Well, I’d argue that tapping into business process management (BPM) principles might be the key that unlocks an agile finance department. While BPM has its origins in the 1990s, much of its philosophy resonates with the Agile movement. Practices such as having a well-defined strategy and understanding how core processes underpin it; consulting the coal face about better ways of doing things; of breaking down silos and getting different teams into the same room together to collaborate and feedback to the business; driving a culture of ownership, buy-in and continuous improvement; favouring iterative, time-based activities over slam dunk delivery. Change and improvement is considered a journey, not a destination. Documentation and system adoption is key to getting IP out of people’s heads (like complex standalone spreadsheets), as well as standardising and automating processes.
Once you have created a strategy, you need to translate it into a delivery model, and this is effectively the budget or forecast at a financial level. But how do you pull all these strands together though, to allow BPM to unlock your agile culture? You don’t get there with spreadsheets, that is for sure. Fortunately, as so often is the case, the very technology that has opened Pandora’s Box has also enabled a new generation of business tools that will facilitate this agile shift.
Budgeting and forecasting can generally be viewed as the ground zero of a financial cycle, so let’s start there. A web-based interface rather than a spreadsheet can make financial data input and review accessible to anyone in your organisation. Now, non-financial managers can easily give you the figures you need, in a standardised format that can be rolled-up into a single version of the truth. You bypass the ineffective, time-consuming, and soul-destroying spreadsheet go-round, shaving weeks and months off the budget cycle in the process. And, importantly, by providing increased visibility and transparency, especially of business strategy, you foster buy-in to, and ownership of, the budget.
This way of working also opens the door to considering zero-based budgeting (ZBB). This bottom-up budget approach, where instead of adjusting the previous year’s numbers you start from a greenfield site and build your budget around what your strategic objectives are, has traditionally been dismissed as a pipe dream. Nice in theory, especially as it has been proven to save money, but too difficult and time consuming to implement in real life … Really? If we accept that the world is rapidly changing across the board how relevant is trend analysis for the past five years as a basis for projecting the future?
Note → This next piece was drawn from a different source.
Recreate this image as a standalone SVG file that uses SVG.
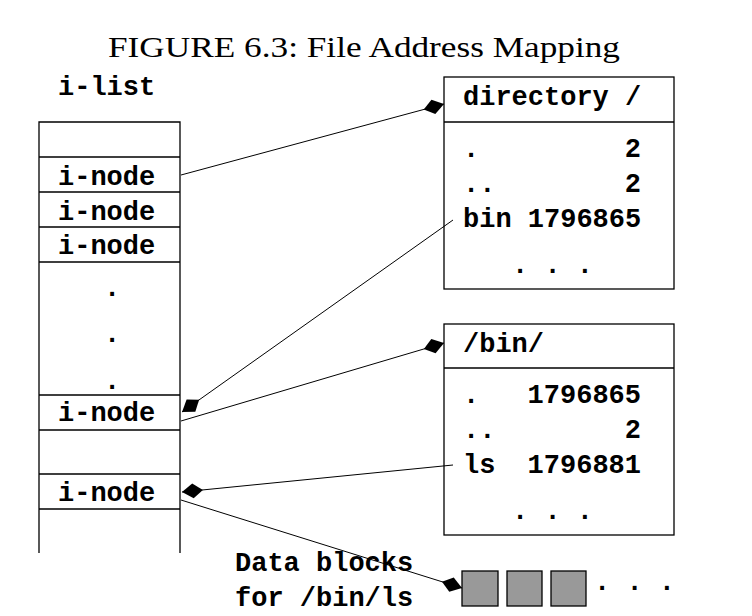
<svg xmlns="http://www.w3.org/2000/svg" width="752" height="616" viewBox="0 0 752 616">
<style>
.m{font-family:"Liberation Mono","DejaVu Sans Mono",monospace;font-weight:bold;font-size:27px;fill:#000}
.t{font-family:"Liberation Serif","DejaVu Serif",serif;font-size:30px;fill:#000}
.b{fill:#fff;stroke:#000;stroke-width:1.3}
.l{stroke:#000;stroke-width:1.3;fill:none}
.c{stroke:#000;stroke-width:1;fill:none;marker-end:url(#ah)}
.g{fill:#999;stroke:#000;stroke-width:1.3}
</style>
<defs>
<marker id="ah" markerUnits="userSpaceOnUse" viewBox="-24 -10 26 20" markerWidth="26" markerHeight="20" refX="0" refY="0" orient="auto">
<path d="M0,0 L-11,-7.5 L-21,0 L-11,7.5 Z" fill="#000"/>
</marker>
</defs>
<rect width="752" height="616" fill="#fff"/>
<text class="t" x="364" y="57" text-anchor="middle" textLength="512" lengthAdjust="spacingAndGlyphs">FIGURE 6.3: File Address Mapping</text>

<g id="ilist">
<text class="m" x="58" y="95">i-list</text>
<path class="l" d="M39,553 V122 H180 V553 M39,157 H180 M39,192 H180 M39,227 H180 M39,262 H180 M39,395 H180 M39,430 H180 M39,474 H180 M39,509 H180"/>
<text class="m" x="58" y="185">i-node</text>
<text class="m" x="58" y="220">i-node</text>
<text class="m" x="58" y="254">i-node</text>
<text class="m" x="112" y="296" text-anchor="middle">.</text>
<text class="m" x="112" y="342" text-anchor="middle">.</text>
<text class="m" x="112" y="389" text-anchor="middle">.</text>
<text class="m" x="58" y="421">i-node</text>
<text class="m" x="58" y="501">i-node</text>
</g>

<g id="dir-root">
<rect class="b" x="444" y="77" width="230" height="212"/>
<line class="l" x1="444" y1="122" x2="674" y2="122"/>
<text class="m" x="463" y="105">directory /</text>
<text class="m" x="463" y="157">.</text>
<text class="m" x="641" y="157" text-anchor="end">2</text>
<text class="m" x="463" y="192">..</text>
<text class="m" x="641" y="192" text-anchor="end">2</text>
<text class="m" x="463" y="227">bin 1796865</text>
<text class="m" x="512" y="273" xml:space="preserve">. . .</text>
</g>

<g id="dir-bin">
<rect class="b" x="444" y="324" width="230" height="211"/>
<line class="l" x1="444" y1="368" x2="674" y2="368"/>
<text class="m" x="463" y="352">/bin/</text>
<text class="m" x="463" y="403">.</text>
<text class="m" x="641" y="403" text-anchor="end">1796865</text>
<text class="m" x="463" y="438">..</text>
<text class="m" x="641" y="438" text-anchor="end">2</text>
<text class="m" x="463" y="473">ls</text>
<text class="m" x="641" y="473" text-anchor="end">1796881</text>
<text class="m" x="512" y="519" xml:space="preserve">. . .</text>
</g>

<g id="datablocks">
<text class="m" x="235" y="571">Data blocks</text>
<text class="m" x="235" y="606">for /bin/ls</text>
<rect class="g" x="462" y="571" width="36" height="35"/>
<rect class="g" x="507" y="571" width="35" height="35"/>
<rect class="g" x="551" y="571" width="35" height="35"/>
<text class="m" x="594" y="590" xml:space="preserve">. . .</text>
</g>

<g id="connectors">
<line class="c" x1="181" y1="175" x2="444" y2="104"/>
<line class="c" x1="453" y1="220" x2="182" y2="412"/>
<line class="c" x1="181" y1="421" x2="444" y2="343"/>
<line class="c" x1="453" y1="465" x2="182" y2="492"/>
<line class="c" x1="181" y1="500" x2="462" y2="588"/>
</g>
</svg>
Or even the relevance of basing this year’s budget on last year’s numbers?
So, considering the arguments above, is ZBB not only doable but also a practical way to empower your new, agile, future-proofed finance culture? It ties the budget directly to corporate strategic plans and allows for rethinking of the way things have always been done.
Empowerment, transparency and ownership in and of themselves, whether you adopt ZBB or not, will lead to better budgeting and budget management. As the actual numbers become available for comparison with the budgets, the same transparency drives the empowered user at the coal face to be more invested in delivering against that budget. Compare this to a manager that is handed a budget that they have had little or no involvement in, and yet are still expected to deliver against.
So, a hat trick of agile, business process management and zero-based budgeting can transform your financial processes from drudgery and frustration, into a user-friendly, creative process that drives innovation in your organisation. Ultimately, if your budgeting and forecasting process is more effective and responsive, this will impact your bottom line positively.